UCSB is the host site for a new University of California matching grant program designed to form partnerships between California businesses and UC researchers from a spectrum of disciplines, from the arts to engineering, in digital media technologies. In celebration, there will be a reception next Wednesday, Dec. 9, at the UCSB Interdisciplinary Humanities Center's McCune Room from 4 to 6 p.m. The media is invited to this private event.

"Telemedicine, agriculture, music, visual arts, remote sensing are among the hot areas ripe for industry development in California," says JoAnn Kuchera-Morin, inaugural director for UC's Digital Media Innovation Program (DiMI) and creator of the new program. "DiMI has already received proposals that partner UC with Gibson, Sony Pictures Imageworks, Intel Corporation, and Trimble Navigation, among others."

"We were so pleased to be awarded the host site. UCSB will be the nexus for all multimedia research throughout the UC system with an annual base funding of $3 million or more to support new, interdisciplinary multimedia research," adds France Cordova, vice chancellor for research at UCSB. "Who would have thought that artists and musicians would be collaborating with computer and electrical engineers in these novel ways?"

The site's researchers are already gathering and codifying all available data on multimedia research in order to define the field. Workshops and conferences are planned to address intellectual property rights and other public policy issues, application possibilities, and economic potentials.

As the host site, DiMI will be the source for information on various application and core technology areas, incorporating the research expertise on each campus and the important industries which are evolving in California (over 30 percent of the nation's digital multimedia firms are based in the state), according to Kuchera-Morin, who is also a professor of music and director for the Center for Research in Electronic Art Technology at UCSB.

"With Professor Kuchera-Morin's leadership and vision, DiMI will position UC and the state for expanded research and accelerate technology transfer to enhance the competitiveness of UC researchers and California businesses alike," says Susanne Huttner, director of the UC President's Initiative for Industry-UC Cooperative Research program.

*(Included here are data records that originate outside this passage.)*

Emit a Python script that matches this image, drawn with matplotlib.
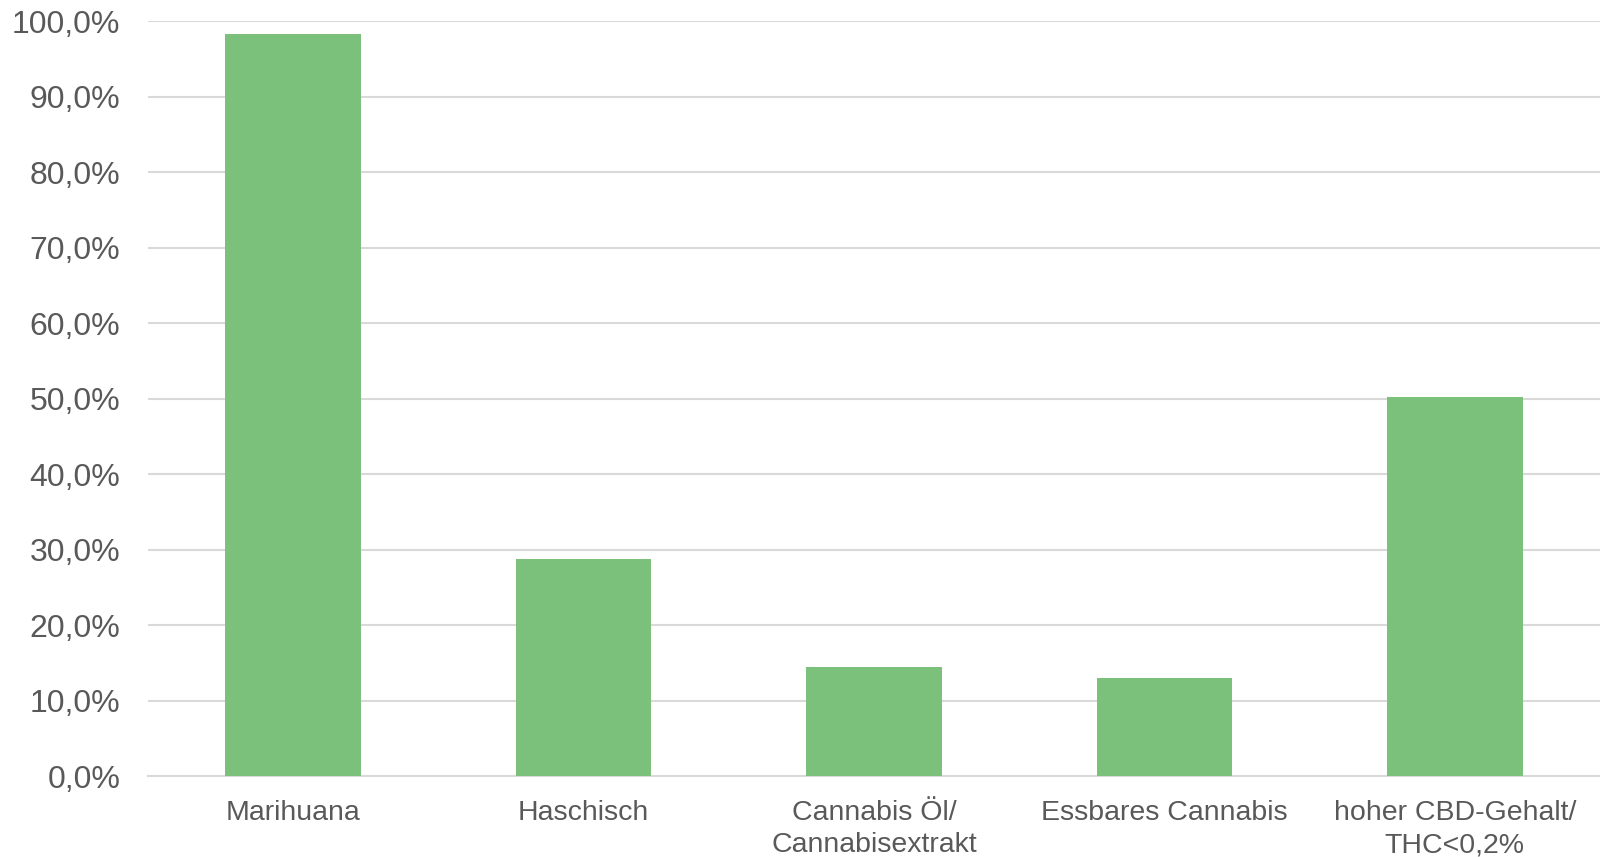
import matplotlib.pyplot as plt
from matplotlib.ticker import FuncFormatter

# Data
categories = ["Marihuana", "Haschisch", "Cannabis Öl/\nCannabisextrakt",
              "Essbares Cannabis", "hoher CBD-Gehalt/\nTHC<0,2%"]
values = [98.3, 28.8, 14.5, 13.0, 50.3]
y_ticks = list(range(0, 101, 10))

plt.rcParams['font.family'] = ['Liberation Sans', 'DejaVu Sans']

fig = plt.figure(figsize=(16, 8.57), dpi=100)
ax = fig.add_axes([0.0925, 0.094, 0.9075, 0.881])

ax.bar(range(len(categories)), values, width=0.467, color="#7BC07B", zorder=3)

# Axes limits and ticks
ax.set_xlim(-0.5, len(categories) - 0.5)
ax.set_ylim(0, 100)
ax.set_yticks(y_ticks)
ax.yaxis.set_major_formatter(FuncFormatter(lambda v, p: f"{v:.1f}%".replace(".", ",")))
ax.set_xticks(range(len(categories)))
ax.set_xticklabels(categories, linespacing=1.3)

ax.tick_params(axis="y", length=0, pad=20, labelsize=23, labelcolor="#595959")
ax.tick_params(axis="x", length=0, pad=17, labelsize=20.5, labelcolor="#595959")

# Grid and spines
ax.grid(axis="y", color="#D9D9D9", linewidth=1.5, zorder=0)
for s in ["top", "right", "left"]:
    ax.spines[s].set_visible(False)
ax.spines["bottom"].set_color("#D9D9D9")
ax.spines["bottom"].set_linewidth(1.5)

fig.savefig("out.png", dpi=100)
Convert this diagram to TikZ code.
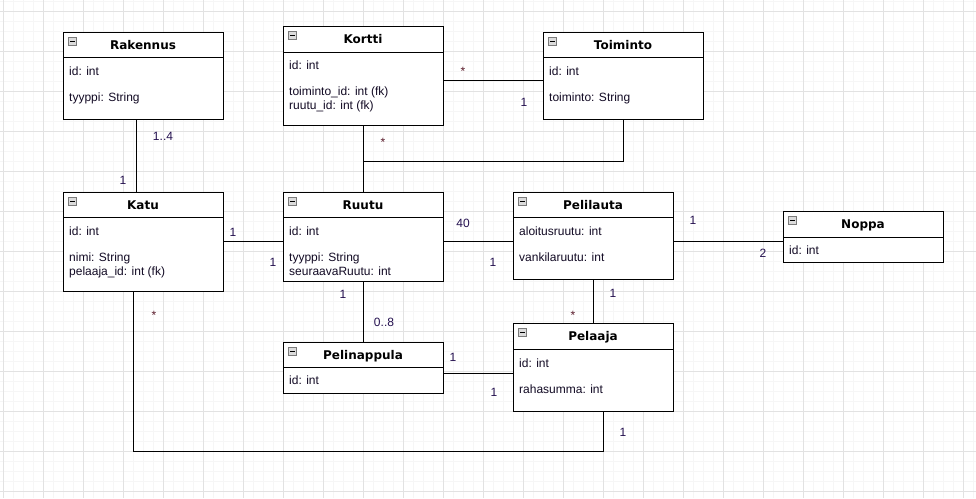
\documentclass[tikz,border=0pt]{standalone}
\usepackage{fontspec}
\setmainfont{Liberation Sans}
\newfontfamily\ttlfont{DejaVu Sans}
\usetikzlibrary{calc}
\definecolor{gridmajor}{HTML}{E2E2E2}
\definecolor{gridminor}{HTML}{F6F6F6}
\definecolor{txt}{HTML}{120A24}
\definecolor{mult}{HTML}{24104F}
\definecolor{star}{HTML}{5A1A2A}
\definecolor{iconfill}{HTML}{DCDCDC}
\definecolor{iconedge}{HTML}{7A7A7A}

\newcommand{\umlclass}[7]{%
  \node[classbox, minimum width=#4pt, minimum height=#5pt, anchor=north west] (#1) at (#2,#3) {};
  \draw[boxline] ([yshift=-#6pt]#1.north west) -- ([yshift=-#6pt]#1.north east);
  \node[iconbox] (#1-icon) at ([xshift=9.5pt,yshift=-9.5pt]#1.north west) {};
  \draw[line width=1pt] ([xshift=-2.5pt]#1-icon.center) -- ([xshift=2.5pt]#1-icon.center);
  \node[titletext] (#1-title) at ([yshift={-0.5*#6pt-4.5pt}]#1.north) {#7};
}

\begin{document}
\begin{tikzpicture}[x=1pt,y=-1pt,
  classbox/.style={draw=black, line width=1pt, fill=white, inner sep=0pt, outer sep=0pt},
  boxline/.style={draw=black, line width=1pt},
  conn/.style={draw=black, line width=1pt},
  titletext/.style={font=\ttlfont\bfseries\fontsize{12}{14}\selectfont, text=black, inner sep=0pt, anchor=base},
  attr/.style={font=\fontsize{12}{14}\selectfont, text=txt, inner sep=0pt, anchor=base west},
  mlabel/.style={font=\fontsize{12}{14}\selectfont, text=mult, inner sep=0pt, anchor=base},
  slabel/.style={font=\fontsize{12}{14}\selectfont, text=star, inner sep=0pt, anchor=base},
  iconbox/.style={draw=iconedge, fill=iconfill, minimum size=8pt, inner sep=0pt, outer sep=0pt, line width=0.8pt},
]
\useasboundingbox (0,0) rectangle (976,498);
\fill[white] (0,0) rectangle (976,498);
% grid
\foreach \x in {3,13,...,973} \draw[gridminor, line width=1pt] (\x,0) -- (\x,498);
\foreach \y in {1,11,...,491} \draw[gridminor, line width=1pt] (0,\y) -- (976,\y);
\foreach \x in {3,43,...,963} \draw[gridmajor, line width=1pt] (\x,0) -- (\x,498);
\foreach \y in {11,51,...,491} \draw[gridmajor, line width=1pt] (0,\y) -- (976,\y);

% classes
\umlclass{rak}{63}{32}{160}{87}{25}{Rakennus}
\node[attr] (rak-a1) at (69,75) {id: int};
\node[attr] (rak-a2) at (69,101) {tyyppi: String};

\umlclass{kortti}{283}{26}{160}{99}{26}{Kortti}
\node[attr] (kortti-a1) at (289,69) {id: int};
\node[attr] (kortti-a2) at (289,95.5) {toiminto\_id: int (fk)};
\node[attr] (kortti-a3) at (289,109.5) {ruutu\_id: int (fk)};

\umlclass{toim}{543}{32}{160}{87}{25}{Toiminto}
\node[attr] (toim-a1) at (549,75) {id: int};
\node[attr] (toim-a2) at (549,101) {toiminto: String};

\umlclass{katu}{63}{192}{160}{99}{25}{Katu}
\node[attr] (katu-a1) at (69,235) {id: int};
\node[attr] (katu-a2) at (69,261) {nimi: String};
\node[attr] (katu-a3) at (69,275.5) {pelaaja\_id: int (fk)};

\umlclass{ruutu}{283}{192}{160}{89}{25}{Ruutu}
\node[attr] (ruutu-a1) at (289,235) {id: int};
\node[attr] (ruutu-a2) at (289,261) {tyyppi: String};
\node[attr] (ruutu-a3) at (289,275.5) {seuraavaRuutu: int};

\umlclass{peli}{513}{192}{160}{87}{25}{Pelilauta}
\node[attr] (peli-a1) at (519,235) {aloitusruutu: int};
\node[attr] (peli-a2) at (519,261) {vankilaruutu: int};

\umlclass{noppa}{783}{211}{160}{51}{26}{Noppa}
\node[attr] (noppa-a1) at (789,254.5) {id: int};

\umlclass{pelin}{283}{342}{160}{51}{25}{Pelinappula}
\node[attr] (pelin-a1) at (289,384.5) {id: int};

\umlclass{pelaaja}{513}{323}{160}{88}{26}{Pelaaja}
\node[attr] (pelaaja-a1) at (519,367) {id: int};
\node[attr] (pelaaja-a2) at (519,393.5) {rahasumma: int};

% connectors
\draw[conn] ([xshift=73pt]rak.south west) -- ([xshift=73pt]katu.north west);
\draw[conn] (kortti.south) -- (ruutu.north);
\coordinate (kr) at (363,161);
\draw[conn] (toim.south) |- (kr);
\draw[conn] ([yshift=-54pt]kortti.north east) -- ([yshift=-48pt]toim.north west);
\draw[conn] ([yshift=-49pt]katu.north east) -- ([yshift=-49pt]ruutu.north west);
\draw[conn] ([yshift=-49pt]ruutu.north east) -- ([yshift=-49pt]peli.north west);
\draw[conn] ([yshift=-49pt]peli.north east) -- ([yshift=-30pt]noppa.north west);
\draw[conn] (ruutu.south) -- (pelin.north);
\draw[conn] (peli.south) -- (pelaaja.north);
\draw[conn] ([yshift=-31pt]pelin.north east) -- ([yshift=-50pt]pelaaja.north west);
\draw[conn] ([xshift=70pt]katu.south west) -- ++(0,160) -| ([xshift=90pt]pelaaja.south west);

% multiplicities
\node[mlabel] (l1) at (163,140.3) {1..4};
\node[mlabel] (l2) at (123,184.3) {1};
\node[slabel] (l3) at (383,146) {*};
\node[slabel] (l4) at (463,75) {*};
\node[mlabel] (l5) at (524,106.3) {1};
\node[mlabel] (l6) at (233,236.3) {1};
\node[mlabel] (l7) at (273,266.3) {1};
\node[mlabel] (l8) at (463,227.3) {40};
\node[mlabel] (l9) at (493,266.3) {1};
\node[mlabel] (l10) at (693,224.3) {1};
\node[mlabel] (l11) at (763,257.3) {2};
\node[mlabel] (l12) at (343,298.3) {1};
\node[mlabel] (l13) at (384,326.3) {0..8};
\node[mlabel] (l14) at (613,297.3) {1};
\node[slabel] (l15) at (573,319) {*};
\node[mlabel] (l16) at (453,361.3) {1};
\node[mlabel] (l17) at (494,396.3) {1};
\node[slabel] (l18) at (154,319) {*};
\node[mlabel] (l19) at (623,436.3) {1};
\end{tikzpicture}
\end{document}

DiMI joins research partnership programs in Biotechnology (Biostar) and Semiconductor Manufacturing (UC SMART) under UC President Atkinson's Program. Each of these targeted matching grants programs promote early stage research that is of mutual interest to UC researchers and California businesses. Each will produce new knowledge and technologies that will be further developed by these firms and, ultimately, lead to new products and manufacturing opportunities, business expansion, and job creation in California. Supported research projects are developed by faculty and provide research opportunities for students and postdoctoral trainees.